Why 180 trading days? Enterprise adoption cycles for platform-level changes and meaningful ARR expansion take quarters to manifest: procurement, pilot to production migration, and billing ramp often span multiple quarters. Give the trade time to capture outcomes from product launches, customer add/expansion data in upcoming earnings, and secular adoption in enterprise AI programs.
Catalysts to watch (2-5)
- Quarterly results showing ARR acceleration and stronger net retention/expansion metrics.
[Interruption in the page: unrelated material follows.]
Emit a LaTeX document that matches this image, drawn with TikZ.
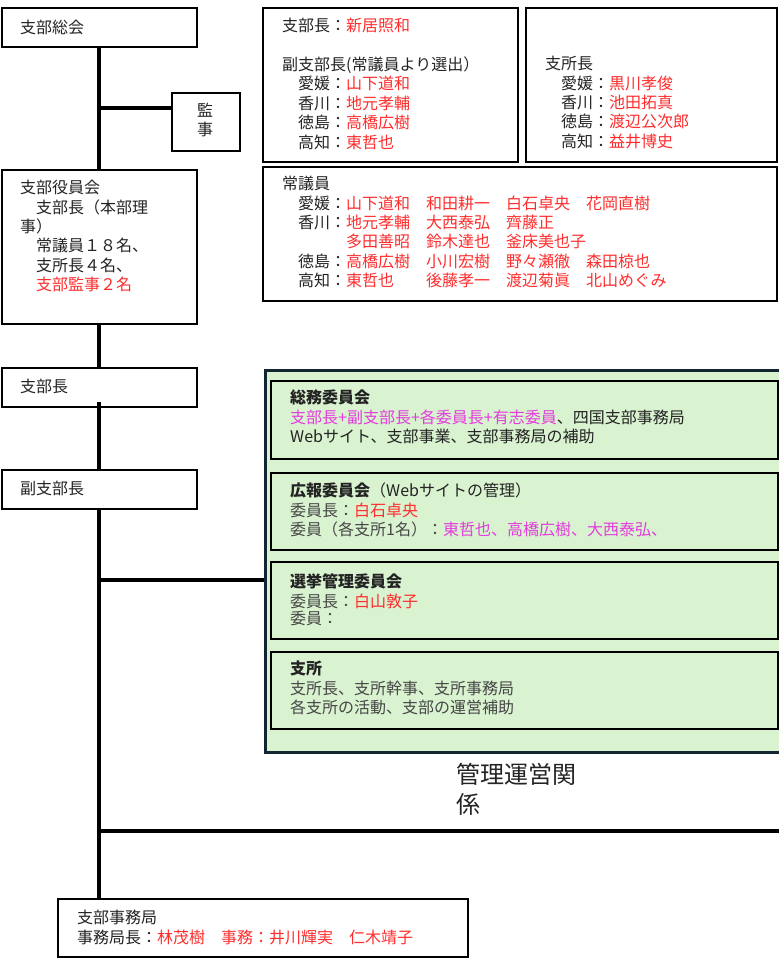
\documentclass[tikz,border=0pt]{standalone}
\usepackage{fontspec}
\setmainfont{Noto Sans CJK JP}
\usetikzlibrary{calc}
\definecolor{cred}{RGB}{255,45,45}
\definecolor{cmag}{RGB}{228,60,222}
\definecolor{ctxt}{RGB}{35,35,35}
\definecolor{cgray}{RGB}{70,70,70}
\definecolor{gfill}{RGB}{217,242,208}
\definecolor{gline}{RGB}{18,38,50}
\newcommand{\redtxt}[1]{\textcolor{cred}{#1}}
\newcommand{\magtxt}[1]{\textcolor{cmag}{#1}}
\newcommand{\graytxt}[1]{\textcolor{cgray}{#1}}
\begin{document}
\begin{tikzpicture}[x=1pt,y=-1pt,
  box/.style={draw=black, line width=1.8pt, fill=white, inner sep=0pt, anchor=north west},
  gbox/.style={draw=black, line width=1.8pt, fill=gfill, inner sep=0pt, anchor=north west},
  conn/.style={draw=black, line width=4pt},
  txt/.style={anchor=north west, inner sep=0pt, align=left, text=ctxt, font=\fontsize{16}{19.4}\selectfont},
]
\useasboundingbox (0,0) rectangle (779,959);
\clip (0,0) rectangle (779,959);
\fill[white] (0,0) rectangle (779,959);

% left column boxes
\node[box, minimum width=195pt, minimum height=39pt] (soukai) at (1,7) {};
\node[box, minimum width=68pt, minimum height=58pt] (kanji) at (171,92) {};
\node[box, minimum width=195pt, minimum height=154pt] (yakuin) at (1,169) {};
\node[box, minimum width=195pt, minimum height=39pt] (bucho) at (1,367) {};
\node[box, minimum width=195pt, minimum height=39pt] (fuku) at (1,469) {};
\node[box, minimum width=410pt, minimum height=58pt] (jimu) at (57,898) {};

% right top boxes
\node[box, minimum width=255pt, minimum height=154pt] (fukuA) at (262,7) {};
\node[box, minimum width=251pt, minimum height=154pt] (shisho) at (525,7) {};
\node[box, minimum width=514pt, minimum height=134pt] (jogi) at (262,166) {};

% green area
\node[draw=gline, line width=3pt, fill=gfill, anchor=north west, inner sep=0pt,
      minimum width=530pt, minimum height=382pt] (green) at (264,369) {};
\node[gbox, minimum width=507pt, minimum height=78pt] (g1) at (270,380) {};
\node[gbox, minimum width=507pt, minimum height=77pt] (g2) at (270,472) {};
\node[gbox, minimum width=507pt, minimum height=77pt] (g3) at (270,561) {};
\node[gbox, minimum width=507pt, minimum height=77pt] (g4) at (270,651) {};

% connectors
\draw[conn] (soukai.south) -- (yakuin.north);
\coordinate (k) at (98,108);
\draw[conn] (k) -- (k -| kanji.west);
\draw[conn] (yakuin.south) -- (bucho.north);
\draw[conn] ($(bucho.south)+(0,-6)$) -- (fuku.north);
\draw[conn] (fuku.south) -- (fuku.south |- jimu.north);
\coordinate (j1) at (98,580);
\draw[conn] (j1) -- (j1 -| green.west);
\coordinate (j2) at (98,831);
\coordinate (j2e) at (785,831);
\draw[conn] (j2) -- (j2e);

% texts
\node[txt] (tsoukai) at (20,20) {支部総会};
\node[txt, align=center, anchor=north] (tkanji) at (205,103) {監\\事};
\node[txt] (tyakuin) at (20,180) {支部役員会\\　支部長（本部理\\事）\\　常議員１８名、\\　支所長４名、\\　\redtxt{支部監事２名}};
\node[txt] (tbucho) at (20,379) {支部長};
\node[txt] (tfuku) at (20,481) {副支部長};

\node[txt] (tA) at (282,18) {支部長：\redtxt{新居照和}\\[19.4pt]副支部長(常議員より選出）\\　愛媛：\redtxt{山下道和}\\　香川：\redtxt{地元孝輔}\\　徳島：\redtxt{高橋広樹}\\　高知：\redtxt{東哲也}};
\node[txt] (tB) at (545,56) {支所長\\　愛媛：\redtxt{黒川孝俊}\\　香川：\redtxt{池田拓真}\\　徳島：\redtxt{渡辺公次郎}\\　高知：\redtxt{益井博史}};
\node[txt] (tC) at (282,176) {常議員\\　愛媛：\redtxt{山下道和　和田耕一　白石卓央　花岡直樹}\\　香川：\redtxt{地元孝輔　大西泰弘　齊藤正}\\　　　　\redtxt{多田善昭　鈴木達也　釜床美也子}\\　徳島：\redtxt{高橋広樹　小川宏樹　野々瀬徹　森田椋也}\\　高知：\redtxt{東哲也　　後藤孝一　渡辺菊眞　北山めぐみ}};

\node[txt] (tg1) at (290,390) {\textbf{総務委員会}\\\magtxt{支部長+副支部長+各委員長+有志委員}、四国支部事務局\\Webサイト、支部事業、支部事務局の補助};
\node[txt] (tg2) at (290,483) {\textbf{広報委員会}（Webサイトの管理）\\\graytxt{委員長：}\redtxt{白石卓央}\\\graytxt{委員（各支所1名）：}\magtxt{東哲也、高橋広樹、大西泰弘、}};
\node[txt] (tg3) at (290,573) {\textbf{選挙管理委員会}\\[1.5pt]\graytxt{委員長：}\redtxt{白山敦子}\\[-2.5pt]\graytxt{委員：}};
\node[txt] (tg4) at (290,661) {\textbf{支所}\\\graytxt{支所長、支所幹事、支所事務局}\\\graytxt{各支所の活動、支部の運営補助}};

\node[anchor=north west, inner sep=0pt, align=left, text=ctxt, font=\fontsize{24}{30}\selectfont] (kanri) at (456,763) {管理運営関\\係};

\node[txt] (tjimu) at (77,910) {支部事務局\\事務局長：\redtxt{林茂樹　事務：井川輝実　仁木靖子}};
\end{tikzpicture}
\end{document}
The company printed ARR of $1.901B and 12% ARR growth in the last report; anything meaningfully above that trend would be a clear positive.
- Customer evidence of agentic orchestration in production (large deal announcements or case studies demonstrating enterprise cost or throughput benefits).
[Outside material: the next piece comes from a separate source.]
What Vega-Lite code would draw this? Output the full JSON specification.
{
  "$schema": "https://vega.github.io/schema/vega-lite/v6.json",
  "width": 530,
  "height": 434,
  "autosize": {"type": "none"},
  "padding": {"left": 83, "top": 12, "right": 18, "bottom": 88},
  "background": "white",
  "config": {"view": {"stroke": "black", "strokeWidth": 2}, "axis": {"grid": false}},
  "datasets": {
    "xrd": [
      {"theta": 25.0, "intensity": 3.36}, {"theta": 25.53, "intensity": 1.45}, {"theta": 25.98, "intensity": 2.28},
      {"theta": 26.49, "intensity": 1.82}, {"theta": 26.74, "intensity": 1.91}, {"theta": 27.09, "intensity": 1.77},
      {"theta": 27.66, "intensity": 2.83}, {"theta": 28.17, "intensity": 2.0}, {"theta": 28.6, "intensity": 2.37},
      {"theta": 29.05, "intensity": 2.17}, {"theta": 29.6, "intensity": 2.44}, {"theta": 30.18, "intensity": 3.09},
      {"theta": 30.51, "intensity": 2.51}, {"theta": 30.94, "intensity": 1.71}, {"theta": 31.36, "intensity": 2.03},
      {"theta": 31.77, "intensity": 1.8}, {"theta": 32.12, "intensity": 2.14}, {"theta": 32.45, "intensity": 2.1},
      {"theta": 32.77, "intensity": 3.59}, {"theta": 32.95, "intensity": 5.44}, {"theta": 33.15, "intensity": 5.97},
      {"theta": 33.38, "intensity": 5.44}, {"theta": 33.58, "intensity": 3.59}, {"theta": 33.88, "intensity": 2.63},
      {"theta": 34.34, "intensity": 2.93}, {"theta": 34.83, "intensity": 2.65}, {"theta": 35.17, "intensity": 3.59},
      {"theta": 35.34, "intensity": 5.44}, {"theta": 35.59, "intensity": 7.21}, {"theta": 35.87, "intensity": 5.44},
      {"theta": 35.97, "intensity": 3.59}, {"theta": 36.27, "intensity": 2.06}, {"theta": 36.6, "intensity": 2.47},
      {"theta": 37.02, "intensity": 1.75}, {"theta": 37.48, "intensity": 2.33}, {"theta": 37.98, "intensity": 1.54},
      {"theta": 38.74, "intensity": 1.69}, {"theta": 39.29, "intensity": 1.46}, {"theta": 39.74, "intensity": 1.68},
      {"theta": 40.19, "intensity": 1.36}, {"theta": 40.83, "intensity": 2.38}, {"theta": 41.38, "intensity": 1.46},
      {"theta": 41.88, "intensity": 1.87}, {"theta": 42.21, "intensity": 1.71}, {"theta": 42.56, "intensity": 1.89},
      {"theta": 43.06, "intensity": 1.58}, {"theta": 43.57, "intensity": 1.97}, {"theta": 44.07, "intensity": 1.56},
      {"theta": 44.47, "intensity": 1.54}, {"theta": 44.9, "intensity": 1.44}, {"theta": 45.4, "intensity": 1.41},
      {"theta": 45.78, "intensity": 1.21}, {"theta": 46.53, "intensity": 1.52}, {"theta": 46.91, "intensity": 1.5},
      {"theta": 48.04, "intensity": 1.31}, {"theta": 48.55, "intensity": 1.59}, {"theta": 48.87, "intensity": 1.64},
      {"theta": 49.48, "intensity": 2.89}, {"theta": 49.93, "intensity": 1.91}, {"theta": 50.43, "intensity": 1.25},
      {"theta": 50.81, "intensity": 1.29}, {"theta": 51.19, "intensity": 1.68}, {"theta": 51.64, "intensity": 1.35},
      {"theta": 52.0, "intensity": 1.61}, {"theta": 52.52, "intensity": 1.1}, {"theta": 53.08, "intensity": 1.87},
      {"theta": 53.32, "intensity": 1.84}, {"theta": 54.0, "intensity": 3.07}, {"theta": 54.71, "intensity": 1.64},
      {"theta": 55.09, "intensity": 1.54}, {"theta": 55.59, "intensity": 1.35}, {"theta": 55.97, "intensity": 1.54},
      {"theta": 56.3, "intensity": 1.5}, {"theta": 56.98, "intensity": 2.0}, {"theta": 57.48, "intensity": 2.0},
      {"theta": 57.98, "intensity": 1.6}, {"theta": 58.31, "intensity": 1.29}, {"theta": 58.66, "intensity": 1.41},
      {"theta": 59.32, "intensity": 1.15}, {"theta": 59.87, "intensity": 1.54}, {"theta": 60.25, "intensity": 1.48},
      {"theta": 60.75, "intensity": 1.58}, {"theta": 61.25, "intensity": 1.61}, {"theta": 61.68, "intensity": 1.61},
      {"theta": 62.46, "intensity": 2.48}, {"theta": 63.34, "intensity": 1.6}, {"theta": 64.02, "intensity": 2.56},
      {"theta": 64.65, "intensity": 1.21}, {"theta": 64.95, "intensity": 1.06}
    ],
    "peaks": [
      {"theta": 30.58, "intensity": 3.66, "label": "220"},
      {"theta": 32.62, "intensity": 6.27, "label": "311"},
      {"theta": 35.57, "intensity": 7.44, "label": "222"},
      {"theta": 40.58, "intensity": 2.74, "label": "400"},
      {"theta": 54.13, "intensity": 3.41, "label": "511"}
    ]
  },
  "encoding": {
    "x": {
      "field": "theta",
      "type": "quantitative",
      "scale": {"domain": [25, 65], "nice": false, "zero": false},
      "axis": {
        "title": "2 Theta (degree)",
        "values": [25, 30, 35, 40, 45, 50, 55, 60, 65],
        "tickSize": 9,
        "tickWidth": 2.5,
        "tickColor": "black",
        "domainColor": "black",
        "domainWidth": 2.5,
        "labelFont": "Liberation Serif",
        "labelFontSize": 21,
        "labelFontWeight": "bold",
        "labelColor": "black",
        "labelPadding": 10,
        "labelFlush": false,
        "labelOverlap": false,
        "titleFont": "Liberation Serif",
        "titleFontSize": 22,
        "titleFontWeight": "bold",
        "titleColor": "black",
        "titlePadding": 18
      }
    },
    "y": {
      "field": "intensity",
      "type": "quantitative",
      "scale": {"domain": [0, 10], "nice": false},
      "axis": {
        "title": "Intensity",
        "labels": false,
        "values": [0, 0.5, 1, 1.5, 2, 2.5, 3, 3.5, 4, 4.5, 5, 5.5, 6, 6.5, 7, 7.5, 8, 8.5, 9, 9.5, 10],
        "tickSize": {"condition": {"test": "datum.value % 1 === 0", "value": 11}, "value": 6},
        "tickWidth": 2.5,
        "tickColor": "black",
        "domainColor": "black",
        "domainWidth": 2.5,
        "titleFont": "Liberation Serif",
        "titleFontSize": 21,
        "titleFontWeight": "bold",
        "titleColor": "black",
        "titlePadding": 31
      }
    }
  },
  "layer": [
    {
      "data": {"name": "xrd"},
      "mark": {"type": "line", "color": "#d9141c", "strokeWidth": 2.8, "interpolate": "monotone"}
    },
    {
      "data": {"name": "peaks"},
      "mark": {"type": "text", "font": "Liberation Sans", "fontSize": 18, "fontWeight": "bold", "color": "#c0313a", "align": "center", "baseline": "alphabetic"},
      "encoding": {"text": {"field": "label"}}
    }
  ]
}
- Enterprise adoption signals: increases in large customer cohorts, higher average contract values, or better renewal/expansion rates reported in earnings calls.
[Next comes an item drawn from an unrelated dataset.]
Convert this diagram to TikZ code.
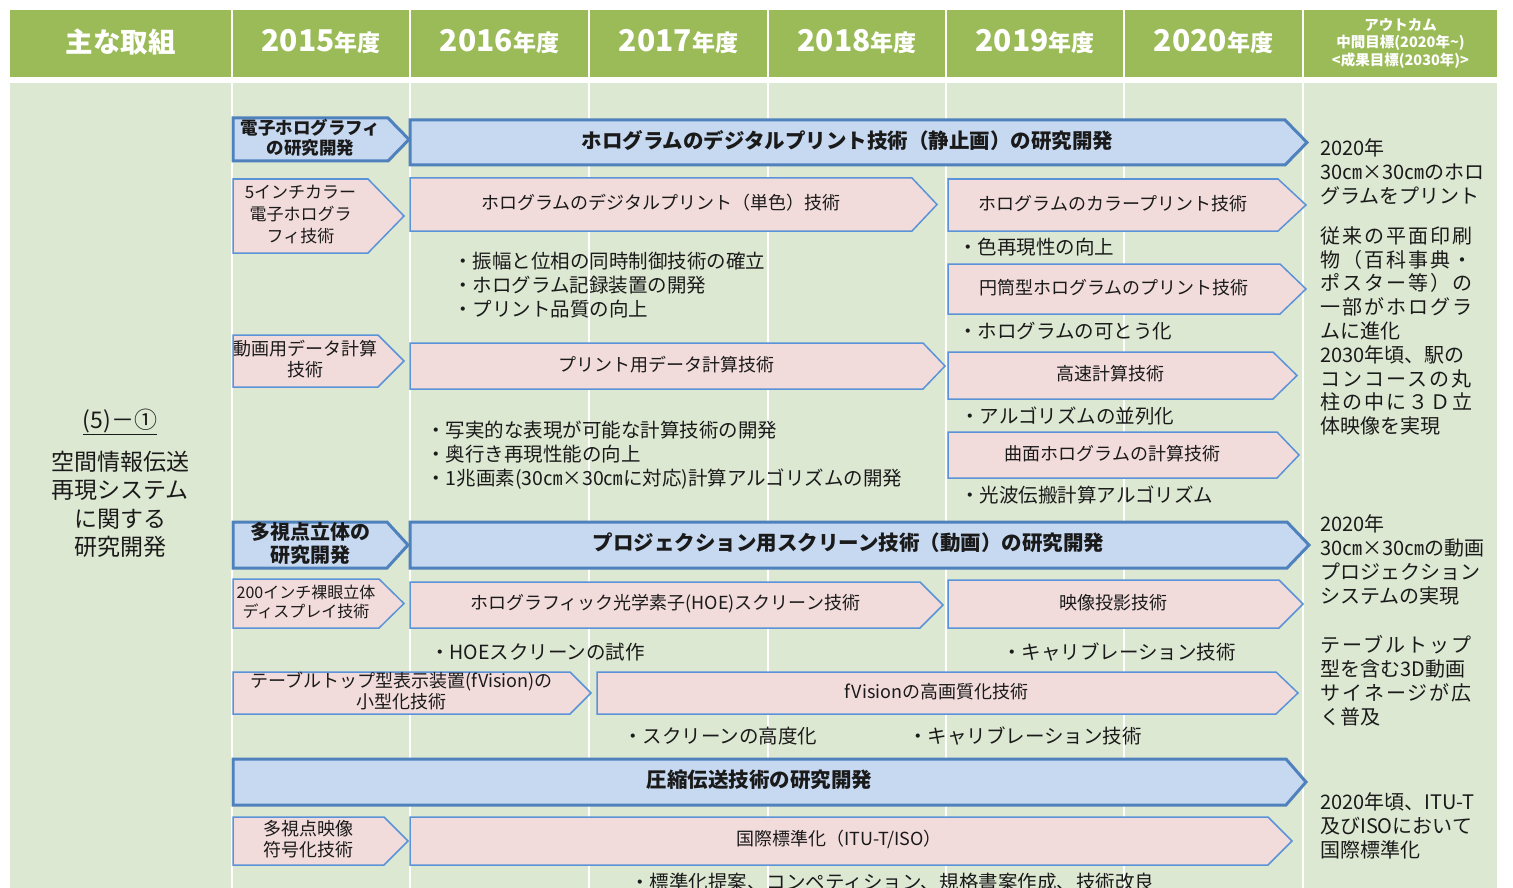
\documentclass[tikz,border=0pt]{standalone}
\usepackage{fontspec}
\setmainfont{Noto Sans CJK JP}
\definecolor{hdrgreen}{HTML}{9BBB59}
\definecolor{bodygreen}{HTML}{DDE8D3}
\definecolor{bluefill}{HTML}{C6D9F1}
\definecolor{blueline}{HTML}{4F81BD}
\definecolor{pinkfill}{HTML}{F2DCDB}
\definecolor{pinkline}{HTML}{5B93D8}
\definecolor{ink}{HTML}{1A1A1A}
\newcommand\fs[2]{\fontsize{#1}{#2}\selectfont}
\newcommand\ls[1]{{\addfontfeature{LetterSpace=10}#1}}
\newcommand\tlarrow[8]{%
  \draw[#2] (#3,#4) -- ({#5-#7},#4) -- (#5,{(#4+#6)/2}) -- ({#5-#7},#6) -- (#3,#6) -- cycle;
  \node[#2txt] (#1) at ({(#3+#5-#7)/2},{(#4+#6)/2}) {#8};}
\tikzset{
  bigblue/.style={fill=bluefill,draw=blueline,line width=3pt,line join=miter},
  bigbluetxt/.style={font=\bfseries\fs{20.5}{23},text=ink,align=center,inner sep=0,yshift=2pt},
  midblue/.style={bigblue},
  midbluetxt/.style={bigbluetxt,font=\bfseries\fs{20}{23}},
  smallblue/.style={bigblue},
  smallbluetxt/.style={bigbluetxt,font=\bfseries\fs{17.5}{20}},
  pinkbox/.style={fill=pinkfill,draw=pinkline,line width=1.5pt,line join=miter},
  pinkboxtxt/.style={font=\fs{18}{21},text=ink,align=center,inner sep=0,yshift=1.5pt},
  pinkfive/.style={pinkbox},
  pinkfivetxt/.style={pinkboxtxt,font=\fs{17}{22}},
  pinksmall/.style={pinkbox},
  pinksmalltxt/.style={pinkboxtxt,font=\fs{16}{19}},
  bullet/.style={anchor=west,inner sep=0,font=\fs{19.5}{24},text=ink},
  outc/.style={anchor=west,inner sep=0,font=\fs{20}{24},align=left,text=ink},
  hdr/.style={text=white,font=\bfseries\fs{27.5}{30},inner sep=0},
  lefttxt/.style={text=ink,font=\fs{23}{28.5},inner sep=0,align=center},
}
\begin{document}
\begin{tikzpicture}[x=1pt,y=-1pt]
\fill[white] (0,0) rectangle (1513,888);
\useasboundingbox (0,0) rectangle (1513,888);
\foreach \a/\b in {10/231,233/409,411/588,590/767,769/945,947/1123,1125/1302,1304/1497} {
  \fill[hdrgreen] (\a,10) rectangle (\b,77);
  \fill[bodygreen] (\a,83) rectangle (\b,900);
}
% header texts
\node[hdr] (h0) at (120.5,42) {主な取組};
\node[hdr] (h1) at (321,42) {{\fs{30}{30}2015}{\fs{23}{23}年度}};
\node[hdr] (h2) at (499.5,42) {{\fs{30}{30}2016}{\fs{23}{23}年度}};
\node[hdr] (h3) at (678.5,42) {{\fs{30}{30}2017}{\fs{23}{23}年度}};
\node[hdr] (h4) at (857,42) {{\fs{30}{30}2018}{\fs{23}{23}年度}};
\node[hdr] (h5) at (1035,42) {{\fs{30}{30}2019}{\fs{23}{23}年度}};
\node[hdr] (h6) at (1213.5,42) {{\fs{30}{30}2020}{\fs{23}{23}年度}};
\node[hdr,font=\bfseries\fs{14.5}{17.5},align=center] (h7) at (1400.5,43) {アウトカム\\中間目標(2020年\textasciitilde)\\<成果目標(2030年)>};
% left column
\node[lefttxt] (l1) at (120,422) {\underline{(5)－①}};
\node[lefttxt] (l2) at (120,504.5) {空間情報伝送\\再現システム\\に関する\\研究開発};
% arrows
\tlarrow{a1}{smallblue}{233}{118}{409}{161}{21}{電子ホログラフィ\\の研究開発}
\tlarrow{a2}{bigblue}{410}{120}{1307}{165}{22}{ホログラムのデジタルプリント技術（静止画）の研究開発}
\tlarrow{a3}{pinkfive}{233}{179}{404}{253}{36}{5インチカラー\\電子ホログラ\\フィ技術}
\tlarrow{a4}{pinkbox}{410}{178}{937}{231}{25}{ホログラムのデジタルプリント（単色）技術}
\tlarrow{a5}{pinkbox}{948}{179}{1306}{231}{28}{ホログラムのカラープリント技術}
\tlarrow{a6}{pinkbox}{948}{264}{1306}{314}{26}{円筒型ホログラムのプリント技術}
\tlarrow{a7}{pinkbox}{233}{335}{404}{387}{26}{動画用データ計算\\技術}
\tlarrow{a8}{pinkbox}{410}{343}{945}{389}{22}{プリント用データ計算技術}
\tlarrow{a9}{pinkbox}{948}{352}{1297}{399}{24}{高速計算技術}
\tlarrow{a10}{pinkbox}{948}{432}{1299}{478}{22}{曲面ホログラムの計算技術}
\tlarrow{a11}{midblue}{233}{522}{408}{568}{21}{多視点立体の\\研究開発}
\tlarrow{a12}{bigblue}{410}{522}{1309}{568}{22}{プロジェクション用スクリーン技術（動画）の研究開発}
\tlarrow{a13}{pinksmall}{233}{579}{404}{628}{25}{200インチ裸眼立体\\ディスプレイ技術}
\tlarrow{a14}{pinkbox}{410}{582}{943}{628}{23}{ホログラフィック光学素子(HOE)スクリーン技術}
\tlarrow{a15}{pinkbox}{948}{580}{1303}{628}{24}{映像投影技術}
\tlarrow{a16}{pinkbox}{233}{672}{591}{714}{21}{テーブルトップ型表示装置(fVision)の\\小型化技術}
\tlarrow{a17}{pinkbox}{597}{672}{1298}{714}{22}{fVisionの高画質化技術}
\tlarrow{a18}{bigblue}{233}{759}{1306}{805}{20}{圧縮伝送技術の研究開発}
\tlarrow{a19}{pinkbox}{233}{817}{408}{865}{24}{多視点映像\\符号化技術}
\tlarrow{a20}{pinkbox}{410}{817}{1292}{865}{24}{国際標準化（ITU-T/ISO）}
% bullets
\node[bullet] (t1) at (453,261) {・振幅と位相の同時制御技術の確立};
\node[bullet] (t2) at (453,285) {・ホログラム記録装置の開発};
\node[bullet] (t3) at (453,309) {・プリント品質の向上};
\node[bullet] (t4) at (958,247) {・色再現性の向上};
\node[bullet] (t5) at (958,331) {・ホログラムの可とう化};
\node[bullet] (t6) at (960,416) {・アルゴリズムの並列化};
\node[bullet] (t7) at (426,430) {・写実的な表現が可能な計算技術の開発};
\node[bullet] (t8) at (426,454) {・奥行き再現性能の向上};
\node[bullet] (t9) at (426,479) {・1兆画素(30㎝×30㎝に対応)計算アルゴリズムの開発};
\node[bullet] (t10) at (960,495) {・光波伝搬計算アルゴリズム};
\node[bullet] (t11) at (430,652) {・HOEスクリーンの試作};
\node[bullet] (t12) at (1002,652) {・キャリブレーション技術};
\node[bullet] (t13) at (623,736) {・スクリーンの高度化};
\node[bullet] (t14) at (908,736) {・キャリブレーション技術};
\node[bullet] (t15) at (630,882) {・標準化提案、コンペティション、規格書案作成、技術改良};
% outcomes
\node[outc] (o1) at (1320,172) {2020年\\30㎝×30㎝のホロ\\グラムをプリント};
\node[outc,font=\fs{20}{23.8}] (o2) at (1320,331) {\ls{従来の平面印刷}\\\ls{物（百科事典・}\\\ls{ポスター等）の}\\\ls{一部がホログラ}\\ムに進化\\2030年頃、駅の\\\ls{コンコースの丸}\\\ls{柱の中に３Ｄ立}\\体映像を実現};
\node[outc] (o3) at (1320,560) {2020年\\30㎝×30㎝の動画\\プロジェクション\\システムの実現};
\node[outc] (o4) at (1320,681) {\ls{テーブルトップ}\\型を含む3D動画\\\ls{サイネージが広}\\く普及};
\node[outc] (o5) at (1320,826) {2020年頃、ITU-T\\及びISOにおいて\\国際標準化};
\end{tikzpicture}
\end{document}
- Macro liquidity and multiple expansion in the software sector: if buyers rotate back into AI/enabler software names, PATH could benefit quickly given the relatively low multiple today.
Risks and counterarguments
- Adoption risk: Agentic AI orchestration is still early. Enterprises may delay buying platform-level orchestration until agentic workloads show durable ROI, which could keep growth muted for another several quarters.
- Competition and cloud integration risk: Large cloud providers and workflow vendors (with deeper pockets and installed enterprise relationships) could replicate orchestration features, putting pressure on UiPath’s pricing and win rates.
- Execution risk: Converting pilots to production-grade deployments across large enterprises is hard. Sales execution, professional services capacity, or poor product experience could slow ARR expansion despite strong product vision.
- Sentiment & share supply: Notable funds have sold shares recently (a $35M sale was reported), and short interest is elevated (roughly 138.9M shares as of 06/30/2026). This can create volatile downside if sentiment turns, and ongoing selling could cap near-term gains.
- Valuation downside if growth stalls: Even with a reasonable free cash flow print, multiple compression could follow if revenue acceleration doesn't appear; PATH currently trades at ~3.7x P/S and a P/E below 20, but that’s predicated on improvement in expansion metrics.
Counterargument: The market may be right to underweight UiPath until it proves agentic orchestration can be monetized at scale. Large incumbents or cloud platforms could bundle similar capabilities with existing customers, and enterprises may prefer modular point solutions rather than a centralized orchestration layer. If ARR growth remains in the low-teens and net retention does not improve, PATH is fairly priced or could trade lower.
What would change my mind
I would upgrade conviction if UiPath reports successive quarters showing ARR growth accelerating above 20% year-over-year and demonstrates durable expansion revenue from agentic products across its top 100 customers. Conversely, if ARR growth decelerates below single digits, net retention falls, or management signals lower-than-expected product uptake, I would exit the long view and tighten stops or flip to neutral/short depending on fundamentals.
Conclusion
UiPath is a pragmatic way to play enterprise AI orchestration without paying the multiples of a high-growth cloud darling. The company already shows improving unit economics and free cash flow while trading at a conservative valuation. The trade is conditional: buy at $11.86 with a $9.20 stop and an $18 target over a 180-trading-day horizon, but remain attentive to ARR and expansion metrics as the primary barometer of success. If agentic automation becomes the new wave of enterprise workflow modernization, UiPath stands to be re-rated; if not, the stop preserves capital.
Key monitoring items: upcoming earnings ARR/NRR prints, product adoption case studies, structure of large deals, and any comments on competitive bundling from cloud providers.